Completed successfully

Done. PASS=2 WARN=0 ERROR=0 SKIP=0 TOTAL=2
Loading data from the target table fct_orders
Loading actuals for target fct_orders
Asserting Building fct_orders out of the raw_orders when the fct_orders table is empty: Basic full refresh loading of the historized fact table `fct_orders`
Tested scenarios: - order1 : the expected historized entries should follow the representation: placed > shipped > completed - order2 : the expected historized entries should follow the representation: placed - order3 : contains duplicated (with the same `updated_at` and `status` values) entries. The duplicates should be filtered out from the processing. The expected historized entries should follow the representation: placed > shipped > return_pending
 PASSED

As can be seen from the log snippet above, there are several steps performed:

  • the source & target tables for the data transformation are truncated to make sure that the execution of the tests is fully repeatable.
  • input data is inserted in the source table(s)
  • dbt is executed for performing the data transformation on the: jaffle_shop.stg_orders, jaffle_shop.fct_orders models.
  • the actual data from target tables of the test specification is loaded and is used in asserting the equality with the content of the columns mentioned in the target table from the test specification

NOTE : When running the tests for this project, there can be noticed that it takes quite some time to execute them.
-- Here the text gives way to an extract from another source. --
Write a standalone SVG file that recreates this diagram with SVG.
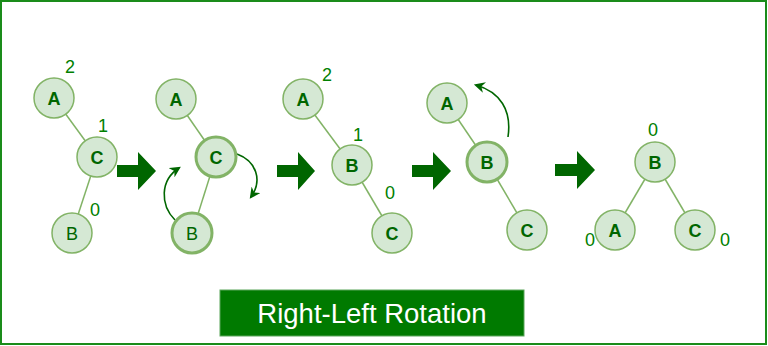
<svg xmlns="http://www.w3.org/2000/svg" width="768" height="346" viewBox="0 0 768 346">
<defs>
<style>
.n{fill:#d5e8d4;stroke:#82b366;stroke-width:1.5}
.t{fill:#d5e8d4;stroke:#82b366;stroke-width:3}
.l{font-family:"Liberation Sans",Arial,sans-serif;font-size:18px;font-weight:bold;fill:#006600;text-anchor:middle}
.r{font-weight:normal}
.b{font-family:"Liberation Sans",Arial,sans-serif;font-size:18px;fill:#008000;text-anchor:middle}
.e{stroke:#82b366;stroke-width:1.5;fill:none}
.c{stroke:#006600;stroke-width:1.6;fill:none}
.ba{fill:#006600}
</style>
<marker id="ah" viewBox="0 0 10 10" refX="8" refY="5" markerWidth="11" markerHeight="11" markerUnits="userSpaceOnUse" orient="auto">
<path d="M0,0 L10,5 L0,10 L3,5 Z" fill="#006600"/>
</marker>
</defs>
<rect x="1" y="1" width="765" height="343" fill="#ffffff" stroke="#1a8c1a" stroke-width="2"/>
<g id="connectors">
<line class="e" x1="54" y1="98" x2="97" y2="157"/>
<line class="e" x1="97" y1="157" x2="72" y2="233"/>
<line class="e" x1="176" y1="99" x2="216" y2="157"/>
<line class="e" x1="216" y1="157" x2="192" y2="233"/>
<line class="e" x1="303" y1="99" x2="352" y2="165"/>
<line class="e" x1="352" y1="165" x2="392" y2="233"/>
<line class="e" x1="447" y1="103" x2="487" y2="162"/>
<line class="e" x1="487" y1="162" x2="527" y2="230"/>
<line class="e" x1="655" y1="162" x2="615" y2="230"/>
<line class="e" x1="655" y1="162" x2="695" y2="230"/>
<path class="c" d="M175,220 C160,205 160,180 179,168" marker-end="url(#ah)"/>
<path class="c" d="M237,154 C256,161 263,180 251,197" marker-end="url(#ah)"/>
<path class="c" d="M508,137 C512,110 500,92 476,85" marker-end="url(#ah)"/>
<path class="ba" d="M117,165 h21 v-13 l18,19 l-18,19 v-13 h-21 Z"/>
<path class="ba" d="M277,165 h21 v-13 l17,19 l-17,19 v-13 h-21 Z"/>
<path class="ba" d="M412,165 h21 v-13 l18,19 l-18,19 v-13 h-21 Z"/>
<path class="ba" d="M555,164 h22 v-13 l18,19 l-18,19 v-13 h-22 Z"/>
</g>
<g id="t1A"><circle class="n" cx="54" cy="98" r="20"/><text class="l" x="54" y="104.5">A</text></g>
<g id="t1C"><circle class="n" cx="97" cy="157" r="20"/><text class="l" x="97" y="163.5">C</text></g>
<g id="t1B"><circle class="n" cx="72" cy="233" r="20"/><text class="l r" x="72" y="239.5">B</text></g>
<text class="b" x="70" y="73">2</text>
<text class="b" x="103" y="132">1</text>
<text class="b" x="95" y="216">0</text>
<g id="t2A"><circle class="n" cx="176" cy="99" r="20"/><text class="l" x="176" y="105.5">A</text></g>
<g id="t2C"><circle class="t" cx="216" cy="157" r="20"/><text class="l" x="216" y="163.5">C</text></g>
<g id="t2B"><circle class="t" cx="192" cy="233" r="20"/><text class="l r" x="192" y="239.5">B</text></g>
<g id="t3A"><circle class="n" cx="303" cy="99" r="20"/><text class="l" x="303" y="105.5">A</text></g>
<g id="t3B"><circle class="n" cx="352" cy="165" r="20"/><text class="l" x="352" y="171.5">B</text></g>
<g id="t3C"><circle class="n" cx="392" cy="233" r="20"/><text class="l" x="392" y="239.5">C</text></g>
<text class="b" x="327" y="81">2</text>
<text class="b" x="358" y="141">1</text>
<text class="b" x="390" y="199">0</text>
<g id="t4A"><circle class="n" cx="447" cy="103" r="20"/><text class="l" x="447" y="109.5">A</text></g>
<g id="t4B"><circle class="t" cx="487" cy="162" r="20"/><text class="l" x="487" y="168.5">B</text></g>
<g id="t4C"><circle class="n" cx="527" cy="230" r="20"/><text class="l" x="527" y="236.5">C</text></g>
<g id="t5B"><circle class="n" cx="655" cy="162" r="20"/><text class="l" x="655" y="168.5">B</text></g>
<g id="t5A"><circle class="n" cx="615" cy="230" r="20"/><text class="l" x="615" y="236.5">A</text></g>
<g id="t5C"><circle class="n" cx="695" cy="230" r="20"/><text class="l" x="695" y="236.5">C</text></g>
<text class="b" x="653" y="136">0</text>
<text class="b" x="590" y="246">0</text>
<text class="b" x="725" y="246">0</text>
<g id="title">
<rect x="220" y="290" width="304" height="46" fill="#007a00" stroke="#5aa55a" stroke-width="1"/>
<text x="372" y="323" font-family="'Liberation Sans',Arial,sans-serif" font-size="27.5" fill="#ffffff" text-anchor="middle">Right-Left Rotation</text>
</g>
</svg>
This happens in part because Snowflake takes roughly a bit under a second to run any kind of query, even if the query is performed on an empty database.

Nevertheless, having automated tests for the dbt models, even though they are slow, is much better than doing the tests by hand or not doing them at all and leaving production as a playground for the developed models.

Feedback

This blog post serves as a proof of concept for historizing database entities with dbt. Eventual improvements to the dbt_jaffle_shop_historized project code or ideas regarding alternative ways to historize changes on the database entities are very much welcome.